Wednesday, August 17, 2011

Do you think that this paragraph about religion is true?

If we open any recent book on the origins of religion, we find that there is one point on which all authors are in agreement. They all agree in saying that religion arose in the world out of fear. Primitive forest-dwelling man feared thunder and lightning, darkness and storms, and various things about him that he was unable to understand or control. His method of avoiding the danger he saw in these phenomena was to demonstrate either humility and submission or homage and reverence, depending on which he felt was most appropriate. Later, as man's knowledge and understanding developed, this fear of the forces of nature changed into a fear of phenomena more difficult to apprehend.
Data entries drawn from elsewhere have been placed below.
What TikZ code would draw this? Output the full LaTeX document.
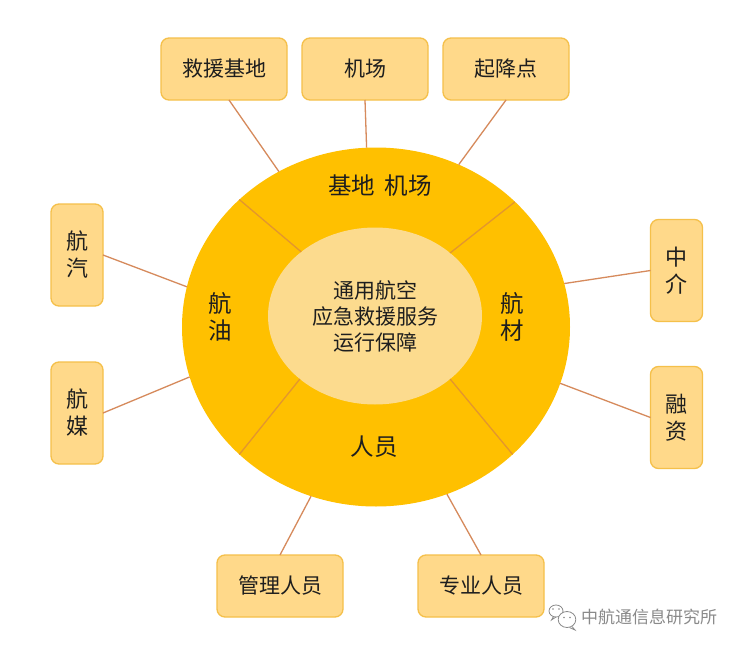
\documentclass[tikz,border=0pt]{standalone}
\usepackage{fontspec}
\setmainfont{Noto Sans CJK SC}
\usetikzlibrary{shapes.geometric}
\definecolor{ringfill}{HTML}{FFC000}
\definecolor{corefill}{HTML}{FCDB8E}
\definecolor{boxfill}{HTML}{FFD98A}
\definecolor{boxline}{HTML}{F5C04A}
\definecolor{linkcol}{HTML}{D68A5C}
\definecolor{divcol}{HTML}{E3962E}
\definecolor{txt}{HTML}{1E1E1E}
\definecolor{wm}{HTML}{8A8A8A}
\begin{document}
\begin{tikzpicture}[x=1pt,y=-1pt,
  hbox/.style={draw=boxline,line width=1.3pt,fill=boxfill,rounded corners=8pt,
    minimum width=126pt,minimum height=62pt,inner sep=0pt,outer sep=0pt,
    text=txt,font=\fontsize{21}{24}\selectfont},
  vbox/.style={draw=boxline,line width=1.3pt,fill=boxfill,rounded corners=8pt,
    minimum width=52pt,minimum height=102pt,inner sep=0pt,outer sep=0pt,
    text=txt,align=center,font=\fontsize{22}{27}\selectfont},
  link/.style={draw=linkcol,line width=1.3pt},
  divider/.style={draw=divcol,line width=1.3pt},
  ringtxt/.style={text=txt,align=center,font=\fontsize{23.5}{27}\selectfont,inner sep=0pt},
]
\useasboundingbox (0,0) rectangle (748,648);
\fill[white] (0,0) rectangle (748,648);

% boxes
\node[hbox] (b1) at (224,69) {救援基地};
\node[hbox] (b2) at (365,69) {机场};
\node[hbox] (b3) at (506,69) {起降点};
\node[vbox] (l1) at (77,255) {航\\汽};
\node[vbox] (l2) at (77,413) {航\\媒};
\node[vbox] (r1) at (676.5,270.5) {中\\介};
\node[vbox] (r2) at (676.5,417.5) {融\\资};
\node[hbox] (d1) at (280,586) {管理人员};
\node[hbox] (d2) at (481,586) {专业人员};

% ring and core
\node[ellipse,fill=ringfill,minimum width=388pt,minimum height=359pt,inner sep=0pt,outer sep=0pt] (ring) at (376,327) {};
\node[ellipse,fill=corefill,minimum width=214pt,minimum height=177pt,inner sep=0pt,outer sep=0pt] (core) at (375,316) {};

% connectors
\draw[link] ([xshift=5pt]b1.south) -- (ring.122.5);
\draw[link] (b2.south) -- (ring.93);
\draw[link] (b3.south) -- (ring.63.6);
\draw[link] (l1.east) -- (ring.168);
\draw[link] (l2.east) -- (ring.195.6);
\draw[link] (r1.west) -- (ring.13.4);
\draw[link] (r2.west) -- (ring.-17);
\draw[link] (d1.north) -- (ring.249.8);
\draw[link] (d2.north) -- (ring.293);

% dividers
\draw[divider] (core.139.4) -- (ring.137.4);
\draw[divider] (core.40.2) -- (ring.42.4);
\draw[divider] (core.220.5) -- (ring.223);
\draw[divider] (core.320.2) -- (ring.317.2);

% ring labels
\node[ringtxt] (t1) at (380,186) {基地\hspace{0.4em}机场};
\node[ringtxt] (t2) at (220,316.5) {航\\油};
\node[ringtxt] (t3) at (512,316.5) {航\\材};
\node[ringtxt] (t4) at (374,447) {人员};
\node[ringtxt,font=\fontsize{21}{26}\selectfont] (t5) at (375,316) {通用航空\\应急救援服务\\运行保障};

% watermark
\begin{scope}[draw=wm,line width=0.8pt]
  \draw (556,611) ellipse (7pt and 6pt);
  \draw (553.5,616.5) -- (551.5,620) -- (556,617);
  \fill[white] (567,619.5) ellipse (8.8pt and 8pt);
  \draw (567,619.5) ellipse (8.8pt and 8pt);
  \draw (572,626.5) -- (575,630) -- (569.5,627.5);
  \fill[wm] (553,609) circle (0.9pt) (559,609) circle (0.9pt)
            (564,617.5) circle (0.9pt) (570,617.5) circle (0.9pt);
\end{scope}
\node[text=wm,font=\fontsize{17}{20}\selectfont,anchor=west,inner sep=0pt] (wmtext) at (581,617) {中航通信息研究所};
\end{tikzpicture}
\end{document}
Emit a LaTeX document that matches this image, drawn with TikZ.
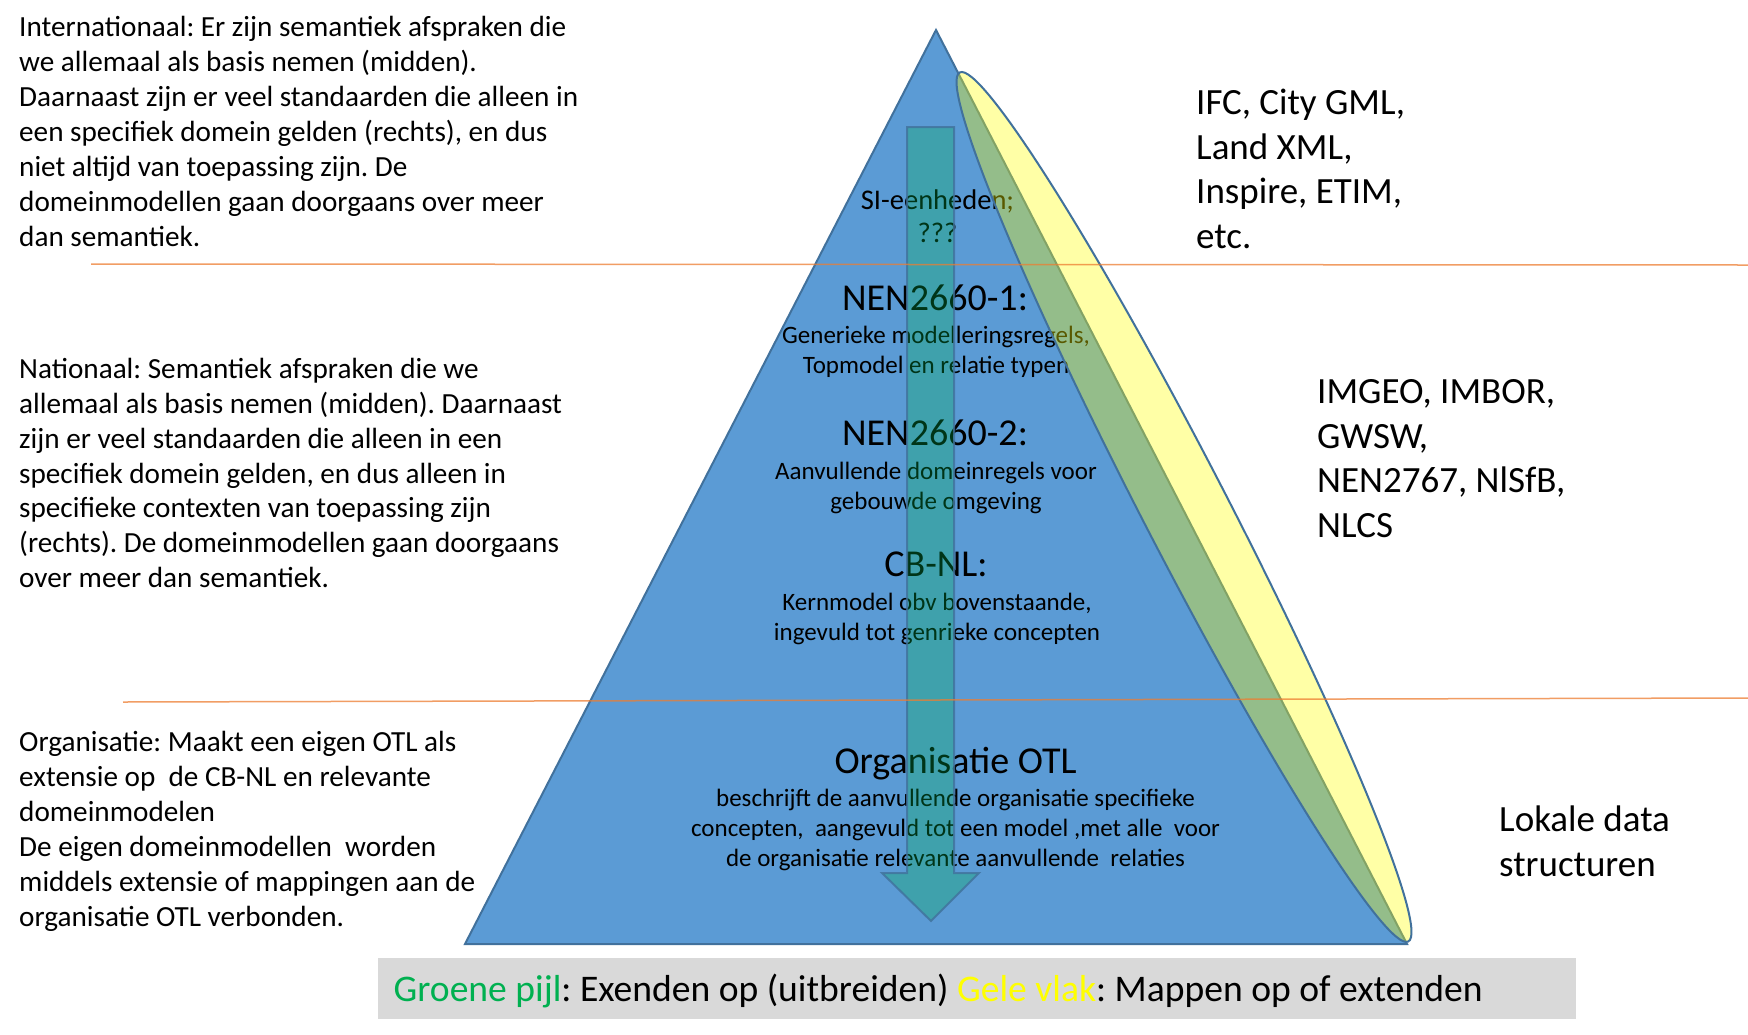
\documentclass[tikz,border=0pt]{standalone}
\usepackage{fontspec}
\setmainfont{Carlito}
\frenchspacing
\definecolor{triblue}{HTML}{5B9BD5}
\definecolor{triedge}{HTML}{41719C}
\definecolor{arrowgreen}{HTML}{00B050}
\definecolor{ellyellow}{HTML}{FFFF00}
\definecolor{sepline}{HTML}{ED7D31}
\definecolor{legendgray}{HTML}{D9D9D9}
\definecolor{txtgreen}{HTML}{00B050}
\definecolor{txtyellow}{HTML}{FFFF00}
\newcommand{\tstrut}{\rule{0pt}{0.8em}}
\begin{document}
\begin{tikzpicture}[x=1pt,y=-1pt,
  tri/.style={fill=triblue,draw=triedge,line width=2pt,line join=miter},
  arrowshape/.style={fill=arrowgreen,fill opacity=0.3,draw=triedge,draw opacity=0.8,line width=2pt},
  ellshape/.style={fill=ellyellow,fill opacity=0.35,draw=triedge,line width=2pt},
  sepstyle/.style={draw=sepline,draw opacity=0.75,line width=1.5pt},
  lefttext/.style={anchor=north west,inner sep=0pt,align=left,font=\fontsize{29.2}{34.9}\selectfont},
  righttext/.style={anchor=north west,inner sep=0pt,align=left,font=\fontsize{37}{44.6}\selectfont},
  headtext/.style={anchor=base,inner sep=0pt,font=\fontsize{38}{46}\selectfont},
  bodytext/.style={anchor=north,inner sep=0pt,align=center,font=\fontsize{25}{30}\selectfont},
  legendtext/.style={anchor=base west,inner sep=0pt,font=\fontsize{37.6}{45}\selectfont}
]
\useasboundingbox (0,0) rectangle (1748,1034);
\fill[white] (0,0) rectangle (1748,1034);

% pyramid
\coordinate (apex) at (936,30);
\coordinate (bl) at (465,944);
\coordinate (br) at (1407,944);
\draw[tri] (apex) -- (br) -- (bl) -- cycle;

% texts inside pyramid
\node[bodytext,font=\fontsize{28.5}{33.4}\selectfont] (si) at (937.5,186) {\tstrut SI-eenheden;\\???};
\node[headtext] (nen1) at (935,310.7) {NEN2660-1:};
\node[bodytext] (nen1b) at (936,323) {\tstrut Generieke modelleringsregels,\\Topmodel en relatie typen};
\node[headtext] (nen2) at (935,445.6) {NEN2660-2:};
\node[bodytext] (nen2b) at (936,459) {\tstrut Aanvullende domeinregels voor\\gebouwde omgeving};
\node[headtext] (cbnl) at (936,576) {CB-NL:};
\node[bodytext] (cbnlb) at (937,590) {\tstrut Kernmodel obv bovenstaande,\\ingevuld tot genrieke concepten};
\node[headtext] (otl) at (955.5,773) {Organisatie OTL};
\node[bodytext] (otlb) at (955.5,786) {\tstrut beschrijft de aanvullende organisatie specifieke\\concepten,\ \ aangevuld tot een model ,met alle\ \ voor\\de organisatie relevante aanvullende\ \ relaties};

% green arrow
\coordinate (a1) at (907,127);
\coordinate (a2) at (954,127);
\coordinate (a3) at (954,873);
\coordinate (a4) at (979,873);
\coordinate (tip) at (931,921);
\coordinate (a6) at (882,873);
\coordinate (a7) at (907,873);
\draw[arrowshape] (a1) -- (a2) -- (a3) -- (a4) -- (tip) -- (a6) -- (a7) -- cycle;

% yellow ellipse
\coordinate (ec) at (1184,507);
\draw[ellshape,rotate around={-62.7:(ec)}] (ec) ellipse [x radius=489, y radius=42.7];

% separator lines
\coordinate (l1a) at (91,264);
\coordinate (l1b) at (1748,265);
\coordinate (l2a) at (123,702);
\coordinate (l2b) at (1748,698);
\draw[sepstyle] (l1a) -- (l1b);
\draw[sepstyle] (l2a) -- (l2b);

% left explanations
\node[lefttext] (intl) at (19,13.2) {\tstrut Internationaal: Er zijn semantiek afspraken die\\we allemaal als basis nemen (midden).\\Daarnaast zijn er veel standaarden die alleen in\\een specifiek domein gelden (rechts), en dus\\niet altijd van toepassing zijn. De\\domeinmodellen gaan doorgaans over meer\\dan semantiek.};
\node[lefttext] (natl) at (19,354.8) {\tstrut Nationaal: Semantiek afspraken die we\\allemaal als basis nemen (midden). Daarnaast\\zijn er veel standaarden die alleen in een\\specifiek domein gelden, en dus alleen in\\specifieke contexten van toepassing zijn\\(rechts). De domeinmodellen gaan doorgaans\\over meer dan semantiek.};
\node[lefttext] (org) at (19,728.2) {\tstrut Organisatie: Maakt een eigen OTL als\\extensie op\ \ de CB-NL en relevante\\domeinmodelen\\De eigen domeinmodellen\ \ worden\\middels extensie of mappingen aan de\\organisatie OTL verbonden.};

% right lists
\node[righttext] (rint) at (1196,84.7) {\tstrut IFC, City GML,\\Land XML,\\Inspire, ETIM,\\etc.};
\node[righttext] (rnat) at (1317,373.7) {\tstrut IMGEO, IMBOR,\\GWSW,\\NEN2767, NlSfB,\\NLCS};
\node[righttext] (rorg) at (1499,801.7) {\tstrut Lokale data\\structuren};

% legend
\coordinate (lg1) at (378,958);
\coordinate (lg2) at (1576,1019);
\fill[legendgray] (lg1) rectangle (lg2);
\node[legendtext] (legend) at (393.5,1001) {\textcolor{txtgreen}{Groene pijl}: Exenden op (uitbreiden) \textcolor{txtyellow}{Gele vlak}: Mappen op of extenden};
\end{tikzpicture}
\end{document}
Religions based on deference to objects of fear such as natural phenomena, spirits and celestial beings, came to be looked down upon as unreasonable and ridiculous. And then man's fear became still more refined into a fear of suffering, suffering of the sort that cannot be alleviated by any material means. He came to fear the suffering inherent in birth, ageing, pain and death, the disappointment and hopelessness which arise out of desire, anger and stupidity, which no amount of power or wealth can relieve. Long ago in India, a country well provided with thinkers and investigators, intelligent people dispensed with all paying of homage to supernatural beings and started seeking instead the means of conquering birth, ageing, pain and death, the means of eliminating greed, hatred and delusion.